Wholeness, perfection, the ideal, is something hidden, “zafun” – as yet undiscovered. The ultimate transcends our awareness; all we can do is imagine and reach for that which we conceive of as God – the Source of perfection, unity, “Shalom.”
To engage in the journey toward greater God consciousness, we can only break up the wholeness of life into understandable segments, partialize reality and grasp, if blessed, only momentary glimpses of God. The matzah over which we conduct our seder is a broken matzah, “lechem oni,” the food of humans whose mortality and creatureliness render us insignificant, almost desperate in our search for the divine. It is poor man’s bread, as we emerge spiritually impoverished, a faulty facsimile of Godʼs Image and likeness.

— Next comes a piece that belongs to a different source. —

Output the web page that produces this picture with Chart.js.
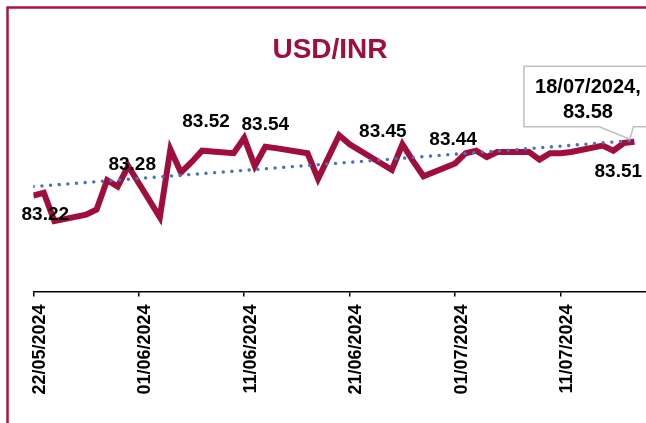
<!DOCTYPE html>
<html>
<head>
<meta charset="utf-8">
<script src="https://cdn.jsdelivr.net/npm/chart.js@4.4.1/dist/chart.umd.min.js"></script>
<style>
  html, body { margin: 0; padding: 0; background: #fff; }
  #wrap { width: 646px; height: 423px; }
</style>
</head>
<body>
<div id="wrap"><canvas id="usdInrChart" width="646" height="423"></canvas></div>
<script>
// USD/INR daily rate (trading days only)
const tradeDates = [
  '2024-05-22', '2024-05-23', '2024-05-24', '2024-05-27', '2024-05-28', '2024-05-29', '2024-05-30', '2024-05-31',
  '2024-06-03', '2024-06-04', '2024-06-05', '2024-06-06', '2024-06-07', '2024-06-10', '2024-06-11', '2024-06-12',
  '2024-06-13', '2024-06-14', '2024-06-17', '2024-06-18', '2024-06-19', '2024-06-20', '2024-06-21', '2024-06-24',
  '2024-06-25', '2024-06-26', '2024-06-27', '2024-06-28', '2024-07-01', '2024-07-02', '2024-07-03', '2024-07-04',
  '2024-07-05', '2024-07-08', '2024-07-09', '2024-07-10', '2024-07-11', '2024-07-12', '2024-07-15', '2024-07-16',
  '2024-07-17', '2024-07-18'
];
const usdInr = [
  83.16, 83.18, 82.96, 83.01, 83.05, 83.28, 83.23, 83.39,
  82.99, 83.52, 83.34, 83.42, 83.51, 83.49, 83.61, 83.39,
  83.54, 83.53, 83.49, 83.29, 83.46, 83.63, 83.56, 83.41,
  83.36, 83.56, 83.43, 83.31, 83.41, 83.49, 83.51, 83.46,
  83.50, 83.50, 83.44, 83.49, 83.49, 83.50, 83.55, 83.51,
  83.57, 83.58
];

// linear trend line, start and end
const trendDates = ['2024-05-22', '2024-07-18'];
const trendValues = [83.23, 83.59];

// x axis ticks
const tickDates = ['2024-05-22', '2024-06-01', '2024-06-11', '2024-06-21', '2024-07-01', '2024-07-11'];
const tickLabels = ['22/05/2024', '01/06/2024', '11/06/2024', '21/06/2024', '01/07/2024', '11/07/2024'];

// data labels
const labelDates = ['2024-05-22', '2024-05-31', '2024-06-07', '2024-06-13', '2024-06-26', '2024-07-01', '2024-07-16'];
const labelTexts = ['83.22', '83.28', '83.52', '83.54', '83.45', '83.44', '83.51'];
const calloutDate = '2024-07-18';
const calloutLines = ['18/07/2024,', '83.58'];

// label placement (dx = centre, dy = baseline) relative to the point
const labelOffsets = [[12, 25], [4, 4], [4, -23.5], [0, -17], [-19.5, -7], [-2, -18], [5, 26]];

const startMs = Date.parse(tradeDates[0]);
function dayOf(s) {
  return (Date.parse(s) - startMs) / 86400000;
}
const tickDays = tickDates.map(dayOf);

const FONT = '"Liberation Sans", Arial, sans-serif';
const LINE_RED = '#A20E3C';

const decorPlugin = {
  id: 'decor',
  beforeDraw(chart) {
    const ctx = chart.ctx;
    ctx.save();
    ctx.fillStyle = '#fff';
    ctx.fillRect(0, 0, chart.width, chart.height);
    // slide frame
    ctx.strokeStyle = '#B01240';
    ctx.lineWidth = 2.5;
    ctx.beginPath();
    ctx.moveTo(7.5, chart.height);
    ctx.lineTo(7.5, 7.5);
    ctx.lineTo(chart.width, 7.5);
    ctx.stroke();
    // title
    ctx.fillStyle = '#9E1039';
    ctx.font = 'bold 28px ' + FONT;
    ctx.textAlign = 'center';
    ctx.textBaseline = 'alphabetic';
    ctx.fillText('USD/INR', 330, 58);
    ctx.restore();
  },
  afterDatasetsDraw(chart) {
    const ctx = chart.ctx;
    const xs = chart.scales.x;
    const ys = chart.scales.y;
    ctx.save();
    ctx.fillStyle = '#000';
    ctx.font = 'bold 19px ' + FONT;
    ctx.textAlign = 'center';
    ctx.textBaseline = 'alphabetic';
    labelDates.forEach((d, i) => {
      const idx = tradeDates.indexOf(d);
      const px = xs.getPixelForValue(dayOf(d));
      const py = ys.getPixelForValue(usdInr[idx]);
      ctx.fillText(labelTexts[i], px + labelOffsets[i][0], py + labelOffsets[i][1]);
    });

    // callout for the last point
    const cx = xs.getPixelForValue(dayOf(calloutDate));
    const cy = ys.getPixelForValue(usdInr[tradeDates.indexOf(calloutDate)]);
    const left = cx - 110.5, right = cx + 30, top = cy - 75.5, bottom = cy - 15;
    ctx.beginPath();
    ctx.moveTo(right, top);
    ctx.lineTo(left, top);
    ctx.lineTo(left, bottom);
    ctx.lineTo(cx - 35, bottom);
    ctx.lineTo(cx - 4.5, cy - 2.5);
    ctx.lineTo(cx - 1, bottom);
    ctx.lineTo(right, bottom);
    ctx.closePath();
    ctx.fillStyle = '#fff';
    ctx.fill();
    ctx.strokeStyle = '#BFBFBF';
    ctx.lineWidth = 1.5;
    ctx.stroke();
    ctx.fillStyle = '#000';
    ctx.font = 'bold 20px ' + FONT;
    ctx.fillText(calloutLines[0], cx - 46.5, cy - 48.5);
    ctx.fillText(calloutLines[1], cx - 46.5, cy - 23.5);
    ctx.restore();
  }
};

const ctx = document.getElementById('usdInrChart').getContext('2d');
const usdInrChart = new Chart(ctx, {
  type: 'line',
  data: {
    datasets: [
      {
        label: 'Linear trend',
        data: trendDates.map((d, i) => ({ x: dayOf(d), y: trendValues[i] })),
        borderColor: '#4472C4',
        borderWidth: 3.4,
        borderDash: [0.01, 8.65],
        borderCapStyle: 'round',
        pointRadius: 0,
        fill: false
      },
      {
        label: 'USD/INR',
        data: tradeDates.map((d, i) => ({ x: dayOf(d), y: usdInr[i] })),
        borderColor: LINE_RED,
        borderWidth: 6,
        pointRadius: 0,
        tension: 0,
        fill: false
      }
    ]
  },
  options: {
    responsive: false,
    animation: false,
    devicePixelRatio: 1,
    layout: { padding: { left: 33.3, top: 70, right: 0, bottom: 0 } },
    plugins: {
      legend: { display: false },
      tooltip: { enabled: false },
      title: { display: false }
    },
    scales: {
      x: {
        type: 'linear',
        min: 0,
        max: 58.1,
        afterBuildTicks: scale => {
          scale.ticks = tickDays.map(v => ({ value: v }));
        },
        afterFit: scale => {
          scale.height = 131.5;
        },
        ticks: {
          autoSkip: false,
          minRotation: 90,
          maxRotation: 90,
          padding: 8,
          labelOffset: 6.5,
          color: '#000',
          font: { family: FONT, size: 18, weight: 'bold' },
          callback: value => {
            const i = tickDays.indexOf(value);
            return i >= 0 ? tickLabels[i] : '';
          }
        },
        grid: {
          drawOnChartArea: false,
          drawTicks: true,
          tickLength: 5,
          color: '#000',
          lineWidth: 1.5
        },
        border: { display: true, color: '#000', width: 1.5 }
      },
      y: {
        display: false,
        min: 82.41,
        max: 84.14
      }
    }
  },
  plugins: [decorPlugin]
});
</script>
</body>
</html>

Yet, it is precisely by way of a broken heart that we arrive at an awareness of greater proximity to God. Can we pray when feeling smug about life, perfect and complacent?
The mature heart is not perfectionist; it rests in the compassion of our being instead of the ideals of the mind. Before we seek the piece that fits the puzzle of our bewilderment, and restore the hidden piece to our fuller awareness and knowledge of God, we bless, praise God for the partiality of life, and discover gratefulness in every bite of this bread of affliction.
We are left with the shattered pieces of our lives, with the fragments of our history as a people still struggling to unify Godʼs name in this world. What remains as we continue our ritual is the broken matzah, and the story of lives, unleavened and incomplete.